Il sera référé aux écritures des parties soutenues oralement et déposées à l’audience pour un plus ample exposé de leurs moyens en application des dispositions de l’article 455 du code de procédure civile.

L’affaire a été mise en délibéré au 21/08/2024 par mise à disposition au greffe.

Le conseil de [I] [C] et [N] [C] était autorisé à transmettre en cours de délibéré les photographies de la plaque figurant sur la façade des lieux. Il transmettait contradictoirement ces éléments par courriel du 03/06/2024.
MOTIFS DE LA DÉCISION

Sur la demande reconventionnelle au titre de la prescription de la facture du 13/11/2024, pièces des consorts [C] numéro 14

[R] [M] sollicite que soit constatée la prescription de la facture et que la pièce soit écartée. Toutefois, les consorts [C] ne formulent aucune demande de remboursement au titre de cette pièce, il n’y a donc aucune prétention à ce titre et la prescription de la demande ne peut donc être relevée car elle est sans objet. La demande de prescription de la facture en elle-même n’a pas de fondement légal. Il n’y a pas lieu d’écarter cette pièce, qui est un élément à valeur de renseignement versé aux débats contradictoirement par les demandeurs qu’il conviendra d’examiner.

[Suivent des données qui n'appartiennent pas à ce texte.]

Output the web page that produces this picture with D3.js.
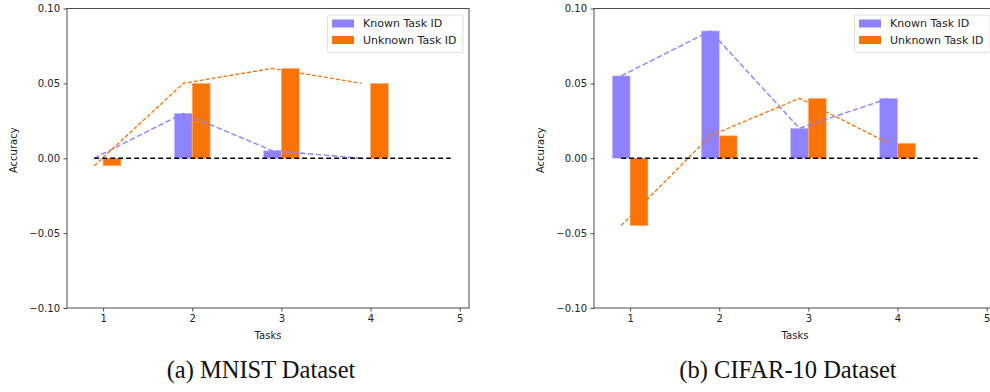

Sur la demande reconventionnelle au titre de la prescription des commandements de payer, pièces des consorts [C] numéro 17, 18 et 19

[R] [M] sollicite que soit constatée la prescription des trois commandements de payer et que les pièces soient écartées. Toutefois, les consorts [C] ne formulent aucune demande de paiement au titre de ces pièces, il n’y a donc aucune action et la prescription de la demande ne peut donc être relevée car elle est sans objet. Il n’y a pas lieu d’écarter ces pièces, qui constituent un élément à valeur de renseignement versé aux débats contradictoirement par les demandeurs.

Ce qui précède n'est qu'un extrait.